#### [GIVEN DATA]
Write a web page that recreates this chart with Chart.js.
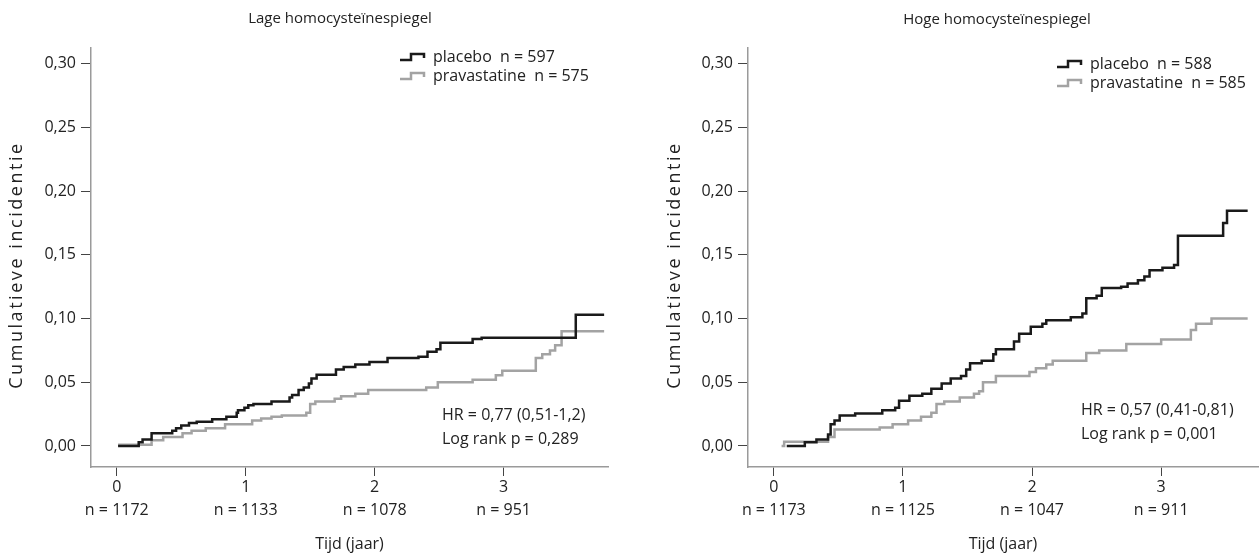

...

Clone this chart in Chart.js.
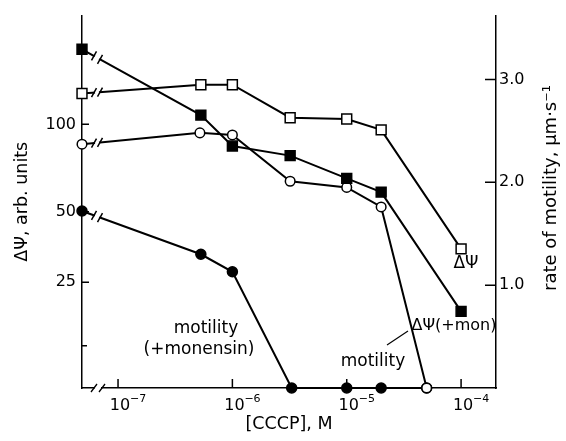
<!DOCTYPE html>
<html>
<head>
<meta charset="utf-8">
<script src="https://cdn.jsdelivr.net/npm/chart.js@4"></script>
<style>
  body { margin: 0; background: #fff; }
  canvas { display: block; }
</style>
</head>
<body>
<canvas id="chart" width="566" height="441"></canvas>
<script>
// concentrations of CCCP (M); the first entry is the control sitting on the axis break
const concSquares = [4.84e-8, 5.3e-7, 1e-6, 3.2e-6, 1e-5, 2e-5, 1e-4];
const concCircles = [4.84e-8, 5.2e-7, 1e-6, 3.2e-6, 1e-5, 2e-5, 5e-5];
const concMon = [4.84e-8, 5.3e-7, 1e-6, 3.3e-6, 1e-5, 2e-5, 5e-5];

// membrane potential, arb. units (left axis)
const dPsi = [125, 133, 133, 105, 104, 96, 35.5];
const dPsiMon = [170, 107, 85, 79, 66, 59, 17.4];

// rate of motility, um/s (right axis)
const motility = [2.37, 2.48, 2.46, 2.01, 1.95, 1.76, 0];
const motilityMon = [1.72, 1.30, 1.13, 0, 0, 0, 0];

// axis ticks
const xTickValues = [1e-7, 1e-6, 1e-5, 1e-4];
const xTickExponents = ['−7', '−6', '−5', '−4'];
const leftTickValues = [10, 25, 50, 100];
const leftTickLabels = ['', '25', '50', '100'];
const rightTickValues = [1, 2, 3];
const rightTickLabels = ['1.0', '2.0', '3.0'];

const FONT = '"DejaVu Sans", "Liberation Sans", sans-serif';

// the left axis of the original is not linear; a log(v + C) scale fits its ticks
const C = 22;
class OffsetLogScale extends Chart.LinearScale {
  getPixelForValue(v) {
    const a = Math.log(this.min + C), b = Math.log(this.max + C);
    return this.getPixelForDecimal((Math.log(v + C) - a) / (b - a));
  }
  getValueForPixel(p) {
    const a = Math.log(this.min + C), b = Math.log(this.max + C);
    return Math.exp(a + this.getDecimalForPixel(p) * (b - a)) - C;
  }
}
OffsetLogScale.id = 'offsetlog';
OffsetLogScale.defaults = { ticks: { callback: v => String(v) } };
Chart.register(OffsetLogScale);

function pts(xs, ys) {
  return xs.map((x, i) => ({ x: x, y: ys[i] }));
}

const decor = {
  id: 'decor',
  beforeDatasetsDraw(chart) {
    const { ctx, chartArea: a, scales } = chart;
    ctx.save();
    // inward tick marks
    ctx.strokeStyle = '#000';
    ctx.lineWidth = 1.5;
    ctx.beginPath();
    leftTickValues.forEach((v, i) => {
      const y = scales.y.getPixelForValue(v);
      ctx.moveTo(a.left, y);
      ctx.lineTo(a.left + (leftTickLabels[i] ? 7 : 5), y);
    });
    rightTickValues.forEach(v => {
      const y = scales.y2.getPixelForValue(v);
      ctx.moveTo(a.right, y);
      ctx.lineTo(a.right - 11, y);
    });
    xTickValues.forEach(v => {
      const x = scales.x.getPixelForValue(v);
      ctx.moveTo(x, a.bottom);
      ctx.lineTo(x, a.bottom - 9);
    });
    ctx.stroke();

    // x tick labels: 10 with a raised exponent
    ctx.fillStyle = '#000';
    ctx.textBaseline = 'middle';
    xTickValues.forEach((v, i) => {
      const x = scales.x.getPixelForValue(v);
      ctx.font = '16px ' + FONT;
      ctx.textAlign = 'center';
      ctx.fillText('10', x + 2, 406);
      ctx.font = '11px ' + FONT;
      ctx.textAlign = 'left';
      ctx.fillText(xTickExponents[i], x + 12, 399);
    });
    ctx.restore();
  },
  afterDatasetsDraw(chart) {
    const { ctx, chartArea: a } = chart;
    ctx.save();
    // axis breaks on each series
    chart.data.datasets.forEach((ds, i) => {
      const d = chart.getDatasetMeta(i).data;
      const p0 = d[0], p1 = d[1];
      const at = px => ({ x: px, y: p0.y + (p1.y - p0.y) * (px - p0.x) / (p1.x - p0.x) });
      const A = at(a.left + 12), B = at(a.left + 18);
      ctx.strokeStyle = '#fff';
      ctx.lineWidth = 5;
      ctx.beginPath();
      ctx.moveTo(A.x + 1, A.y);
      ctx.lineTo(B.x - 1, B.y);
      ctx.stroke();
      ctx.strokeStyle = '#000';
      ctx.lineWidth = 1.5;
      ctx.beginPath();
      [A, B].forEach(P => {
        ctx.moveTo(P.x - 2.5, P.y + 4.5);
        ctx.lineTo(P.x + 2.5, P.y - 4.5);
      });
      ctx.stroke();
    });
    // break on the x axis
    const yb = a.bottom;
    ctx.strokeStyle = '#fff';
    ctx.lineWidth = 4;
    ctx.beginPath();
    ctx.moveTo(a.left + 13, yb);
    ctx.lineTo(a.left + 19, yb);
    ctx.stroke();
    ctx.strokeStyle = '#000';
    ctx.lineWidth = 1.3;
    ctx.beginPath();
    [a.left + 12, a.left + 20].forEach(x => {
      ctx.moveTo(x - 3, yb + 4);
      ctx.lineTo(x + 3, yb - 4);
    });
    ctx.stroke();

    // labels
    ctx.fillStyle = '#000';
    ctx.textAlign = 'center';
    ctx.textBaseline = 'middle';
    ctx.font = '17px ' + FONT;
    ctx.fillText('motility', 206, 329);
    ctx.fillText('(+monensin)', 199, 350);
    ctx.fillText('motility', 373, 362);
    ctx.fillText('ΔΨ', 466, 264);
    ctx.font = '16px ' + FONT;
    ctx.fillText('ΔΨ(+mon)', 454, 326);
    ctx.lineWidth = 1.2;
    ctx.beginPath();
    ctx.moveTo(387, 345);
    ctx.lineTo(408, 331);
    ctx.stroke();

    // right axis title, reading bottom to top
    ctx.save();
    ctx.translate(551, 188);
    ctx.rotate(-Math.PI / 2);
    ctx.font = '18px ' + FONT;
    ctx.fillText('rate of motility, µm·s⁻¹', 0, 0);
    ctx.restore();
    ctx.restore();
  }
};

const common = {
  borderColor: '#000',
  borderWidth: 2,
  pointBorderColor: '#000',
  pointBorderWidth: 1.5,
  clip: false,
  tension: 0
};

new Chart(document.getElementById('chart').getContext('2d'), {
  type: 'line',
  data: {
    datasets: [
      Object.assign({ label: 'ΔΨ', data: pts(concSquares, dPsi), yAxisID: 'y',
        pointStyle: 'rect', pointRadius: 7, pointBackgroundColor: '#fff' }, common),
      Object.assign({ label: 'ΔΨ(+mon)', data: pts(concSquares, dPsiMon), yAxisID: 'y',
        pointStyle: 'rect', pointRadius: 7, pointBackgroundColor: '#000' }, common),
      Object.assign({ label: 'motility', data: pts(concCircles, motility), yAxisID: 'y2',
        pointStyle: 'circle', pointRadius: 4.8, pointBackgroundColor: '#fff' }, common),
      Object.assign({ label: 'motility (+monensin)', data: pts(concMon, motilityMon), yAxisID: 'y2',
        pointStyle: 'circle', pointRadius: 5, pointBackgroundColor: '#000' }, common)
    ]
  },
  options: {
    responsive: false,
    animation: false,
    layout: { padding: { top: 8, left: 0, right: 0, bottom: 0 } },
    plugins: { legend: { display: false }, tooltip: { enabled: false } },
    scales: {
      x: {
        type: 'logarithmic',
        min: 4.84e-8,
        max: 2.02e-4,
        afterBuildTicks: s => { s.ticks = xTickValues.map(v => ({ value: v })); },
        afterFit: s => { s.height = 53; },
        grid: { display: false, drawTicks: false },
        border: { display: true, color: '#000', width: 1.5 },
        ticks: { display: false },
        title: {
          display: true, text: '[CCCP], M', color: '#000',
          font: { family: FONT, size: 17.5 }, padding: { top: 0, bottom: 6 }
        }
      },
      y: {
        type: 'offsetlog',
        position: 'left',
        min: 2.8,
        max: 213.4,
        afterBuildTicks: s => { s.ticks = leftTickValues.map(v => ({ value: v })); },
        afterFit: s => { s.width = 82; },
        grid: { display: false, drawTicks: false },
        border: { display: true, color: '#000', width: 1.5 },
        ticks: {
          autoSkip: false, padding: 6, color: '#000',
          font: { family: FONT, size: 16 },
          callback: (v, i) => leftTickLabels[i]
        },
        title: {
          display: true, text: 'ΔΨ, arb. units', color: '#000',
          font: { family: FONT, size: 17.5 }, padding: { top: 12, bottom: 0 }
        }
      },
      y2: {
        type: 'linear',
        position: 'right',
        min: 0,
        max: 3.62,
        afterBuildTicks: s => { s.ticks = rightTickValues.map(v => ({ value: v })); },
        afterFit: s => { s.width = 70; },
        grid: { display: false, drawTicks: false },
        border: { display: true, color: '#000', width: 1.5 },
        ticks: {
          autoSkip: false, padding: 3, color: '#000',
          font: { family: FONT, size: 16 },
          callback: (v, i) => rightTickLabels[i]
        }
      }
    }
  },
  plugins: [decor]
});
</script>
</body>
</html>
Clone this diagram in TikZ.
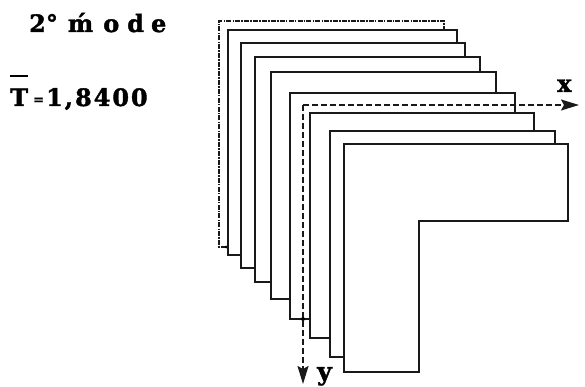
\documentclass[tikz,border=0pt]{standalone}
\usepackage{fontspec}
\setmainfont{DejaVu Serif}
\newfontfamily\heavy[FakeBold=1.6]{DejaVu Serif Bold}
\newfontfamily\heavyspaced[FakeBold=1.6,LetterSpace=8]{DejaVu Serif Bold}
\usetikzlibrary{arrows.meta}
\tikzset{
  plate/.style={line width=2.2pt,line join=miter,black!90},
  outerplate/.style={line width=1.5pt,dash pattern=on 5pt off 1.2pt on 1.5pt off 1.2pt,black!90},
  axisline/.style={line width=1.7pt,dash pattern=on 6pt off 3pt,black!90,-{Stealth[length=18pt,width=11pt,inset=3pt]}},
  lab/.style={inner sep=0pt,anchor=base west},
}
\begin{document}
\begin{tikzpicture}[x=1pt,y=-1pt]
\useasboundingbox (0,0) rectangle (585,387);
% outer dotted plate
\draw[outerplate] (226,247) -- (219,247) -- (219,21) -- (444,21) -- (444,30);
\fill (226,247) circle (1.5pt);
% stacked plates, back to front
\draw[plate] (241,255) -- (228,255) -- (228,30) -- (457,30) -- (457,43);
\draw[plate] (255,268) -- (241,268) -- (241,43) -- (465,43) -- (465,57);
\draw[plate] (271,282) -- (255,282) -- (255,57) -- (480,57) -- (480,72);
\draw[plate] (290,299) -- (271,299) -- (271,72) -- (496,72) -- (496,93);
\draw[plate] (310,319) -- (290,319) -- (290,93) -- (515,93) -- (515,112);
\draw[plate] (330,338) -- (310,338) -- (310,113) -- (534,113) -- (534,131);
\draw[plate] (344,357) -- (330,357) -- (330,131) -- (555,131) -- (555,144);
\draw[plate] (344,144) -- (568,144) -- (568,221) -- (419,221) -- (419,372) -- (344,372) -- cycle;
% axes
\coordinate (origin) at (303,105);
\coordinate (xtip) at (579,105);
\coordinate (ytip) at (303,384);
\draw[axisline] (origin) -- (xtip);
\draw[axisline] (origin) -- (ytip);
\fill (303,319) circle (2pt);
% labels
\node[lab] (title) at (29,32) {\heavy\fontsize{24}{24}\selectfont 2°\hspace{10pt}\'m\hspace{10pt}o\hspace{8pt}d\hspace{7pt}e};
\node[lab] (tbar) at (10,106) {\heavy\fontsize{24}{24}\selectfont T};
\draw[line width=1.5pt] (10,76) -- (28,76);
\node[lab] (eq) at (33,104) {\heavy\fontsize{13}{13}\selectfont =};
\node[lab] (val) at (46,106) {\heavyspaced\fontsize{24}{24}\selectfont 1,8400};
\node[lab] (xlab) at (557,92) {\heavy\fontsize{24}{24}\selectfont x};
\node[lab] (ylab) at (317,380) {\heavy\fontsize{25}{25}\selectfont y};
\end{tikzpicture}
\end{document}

#### [WHAT YOU ARE ASKED TO DO]
Copy out all lines above that include the string "with".

#### [RESPONSE BELOW]
Write a web page that recreates this chart with Chart.js.
    // x tick labels: 10 with a raised exponent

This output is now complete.